Tanpa kata-kata yang banyak, Rouge memulai penampilan mereka dengan menenangkan kabut yang turun perlahan-lahan dari langit. Musik mereka tidak ‘bernyanyi’, tapi berbicara dengan lembut kepada siapa saja yang bersedia mendengar. Penonton pun mendengarkan dengan khusyuk, seolah sedang dalam keadaan berdoa.

Jazz Gunung, yang telah menjadi festival musik terkenal selama 17 tahun, memberikan panggung bagi penampilan yang tak hanya sekadar hiburan, tapi juga merupakan pengalaman keintiman. Rouge membawa materi dari album Vermeilles, sebuah karya musik yang sarat makna.

Meski cuaca dan suasana malam itu cukup menantang dengan suhu yang dingin, tak seorang pun dari penonton memilih untuk pergi lebih awal. Mereka terpaku dengan penampilan Rouge yang menghadirkan kehangatan bukan hanya melalui tempo musik, tapi juga melalui empati yang terpancar dalam alunan musik mereka.

Penampilan Rouge juga dianggap sebagai bagian dari tur budaya dalam rangka merayakan 75 tahun hubungan diplomatik antara Indonesia dan Prancis. Mereka tidak hanya datang untuk tampil, tapi juga untuk belajar tentang ruang dan keunikan musik Jazz Gunung.
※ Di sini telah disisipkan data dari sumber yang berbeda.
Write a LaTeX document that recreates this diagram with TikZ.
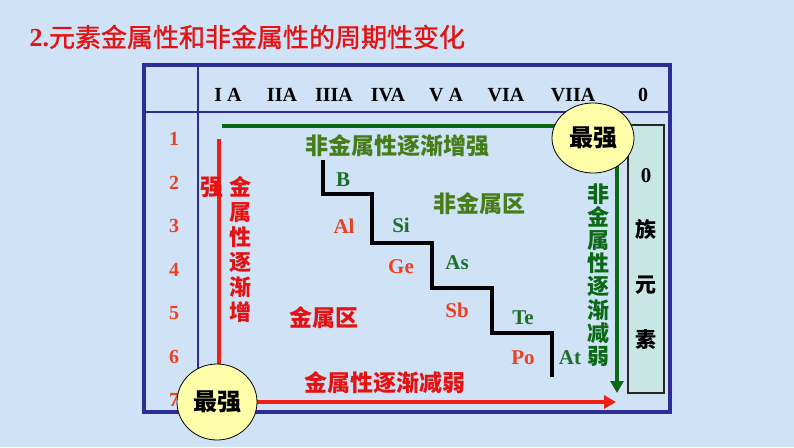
\documentclass[tikz,border=0pt]{standalone}
\usepackage{fontspec}
\setmainfont{Liberation Serif}
\newfontfamily\cjk{Noto Sans CJK SC}
\newfontfamily\cjktitle[FakeBold=1.2]{Noto Sans CJK SC}
\usetikzlibrary{shapes.geometric,arrows.meta}
\definecolor{bgblue}{RGB}{208,226,245}
\definecolor{frameblue}{RGB}{45,45,150}
\definecolor{titlered}{RGB}{228,18,18}
\definecolor{hotred}{RGB}{240,30,20}
\definecolor{lblred}{RGB}{235,65,35}
\definecolor{darkgreen}{RGB}{10,105,20}
\definecolor{lblgreen}{RGB}{70,125,25}
\definecolor{elgreen}{RGB}{30,110,40}
\definecolor{paleyellow}{RGB}{255,255,170}
\definecolor{palecyan}{RGB}{200,230,228}
\pgfdeclarelayer{under}
\pgfsetlayers{under,main}
\tikzset{
  frameline/.style={draw=frameblue,line width=4.5pt},
  gridline/.style={draw=frameblue,line width=2.5pt},
  grouplbl/.style={font=\fontsize{20}{20}\selectfont\bfseries},
  periodlbl/.style={font=\fontsize{20}{20}\selectfont\bfseries,text=lblred},
  metal/.style={font=\fontsize{21}{21}\selectfont\bfseries,text=lblred},
  nonmetal/.style={font=\fontsize{21}{21}\selectfont\bfseries,text=elgreen},
  cjklbl/.style={font=\cjk\fontsize{23}{23}\selectfont\bfseries,inner sep=0pt},
  maxbubble/.style={ellipse,draw=black,thick,fill=paleyellow,inner sep=0pt,
    font=\cjk\fontsize{24}{24}\selectfont\bfseries},
  redarrow/.style={draw=hotred,line width=4pt},
  greenarrow/.style={draw=darkgreen,line width=4pt},
  stair/.style={draw=black,line width=4pt},
  tip/.style={-{Triangle[length=12pt,width=13pt]}}
}
\begin{document}
\begin{tikzpicture}[x=1pt,y=-1pt]
  \useasboundingbox (0,0) rectangle (794,447);
  \begin{pgfonlayer}{under}
    \fill[bgblue] (0,0) rectangle (794,447);
  \end{pgfonlayer}
  \node[anchor=west,text=titlered,font=\fontsize{26}{26}\selectfont] (title) at (26,37)
    {\textbf{2.}{\cjktitle 元素金属性和非金属性的周期性变化}};
  % table frame
  \draw[frameline] (144,65) rectangle (670,412);
  \draw[gridline] (144,112) -- (670,112);
  \draw[gridline] (198,65) -- (198,412);
  \foreach \gx/\gname [count=\i] in {228/I A,282/IIA,334/IIIA,388/IVA,446/V A,506/VIA,573/VIIA,643/0} {
    \node[grouplbl] (grp\i) at (\gx,95) {\gname};
  }
  \foreach \r in {1,...,7} {
    \node[periodlbl] (per\r) at (174,{139+43.5*(\r-1)}) {\r};
  }
  % border between metals and nonmetals
  \draw[stair] (323,160) -- (323,194) -- (372,194) -- (372,243) -- (432,243)
    -- (432,288) -- (492,288) -- (492,333) -- (552,333) -- (552,377);
  \node[nonmetal] (B) at (343,180) {B};
  \node[metal] (Al) at (344,226) {Al};
  \node[nonmetal] (Si) at (401,225) {Si};
  \node[metal] (Ge) at (401,267) {Ge};
  \node[nonmetal] (As) at (457,263) {As};
  \node[metal] (Sb) at (457,310) {Sb};
  \node[nonmetal] (Te) at (523,318) {Te};
  \node[metal] (Po) at (523,358) {Po};
  \node[nonmetal] (At) at (570,358) {At};
  % labels
  \node[cjklbl,text=lblgreen] (nmup) at (397,146) {非金属性逐渐增强};
  \node[cjklbl,text=lblgreen] (nmzone) at (479,204) {非金属区};
  \node[cjklbl,text=titlered] (mzone) at (324,318) {金属区};
  \node[cjklbl,text=titlered] (mdown) at (385,383) {金属性逐渐减弱};
  \node[cjklbl,text=titlered] (qiang) at (212,187) {强};
  \node[cjklbl,text=titlered,align=center,font=\cjk\fontsize{22}{25}\selectfont\bfseries]
    (mup) at (240,250) {金\\属\\性\\逐\\渐\\增};
  \node[cjklbl,text=darkgreen,align=center,font=\cjk\fontsize{22}{23.2}\selectfont\bfseries]
    (nmdown) at (598,275) {非\\金\\属\\性\\逐\\渐\\减\\弱};
  \node[draw=black!85,line width=1.2pt,fill=palecyan,minimum width=36pt,minimum height=268pt,
    align=center,font=\fontsize{21}{55}\selectfont\bfseries] (noble) at (646,259)
    {0\\{\cjk 族}\\{\cjk 元}\\{\cjk 素}};
  % strongest corners
  \node[maxbubble,minimum width=82pt,minimum height=70pt] (nmmax) at (593,138) {最强};
  \node[maxbubble,minimum width=80pt,minimum height=76pt] (mmax) at (217,402) {最强};
  \coordinate (gstart) at (222,126);
  \coordinate (gend) at (617,393);
  \coordinate (rstart) at (219,139);
  \coordinate (rend) at (616,402);
  \begin{pgfonlayer}{under}
    \draw[greenarrow] (gstart) -- (gstart -| nmmax.center);
    \draw[greenarrow,tip] (nmmax.center -| gend) -- (gend);
    \draw[redarrow] (rstart) -- (rstart |- mmax.center);
    \draw[redarrow,tip] (mmax.center) -- (rend);
  \end{pgfonlayer}
\end{tikzpicture}
\end{document}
Rouge telah berhasil menyatukan penonton dari berbagai usia dan latar belakang dalam suasana musik yang tak akan terlupakan.

Setelah lagu terakhir selesai dimainkan, penonton tak sepenuhnya langsung bersorak atau berdiri. Mereka tenggelam dalam keheningan yang panjang, seakan memberikan waktu pada diri mereka untuk meresapi setiap nada yang dipersembahkan oleh Rouge. Malam yang dingin di Jazz Gunung 2025 telah menjadi malam yang penuh keindahan, di mana musik dari Prancis menemukan rumah barunya di tengah keheningan Bromo dan kehangatan masyarakat Tengger.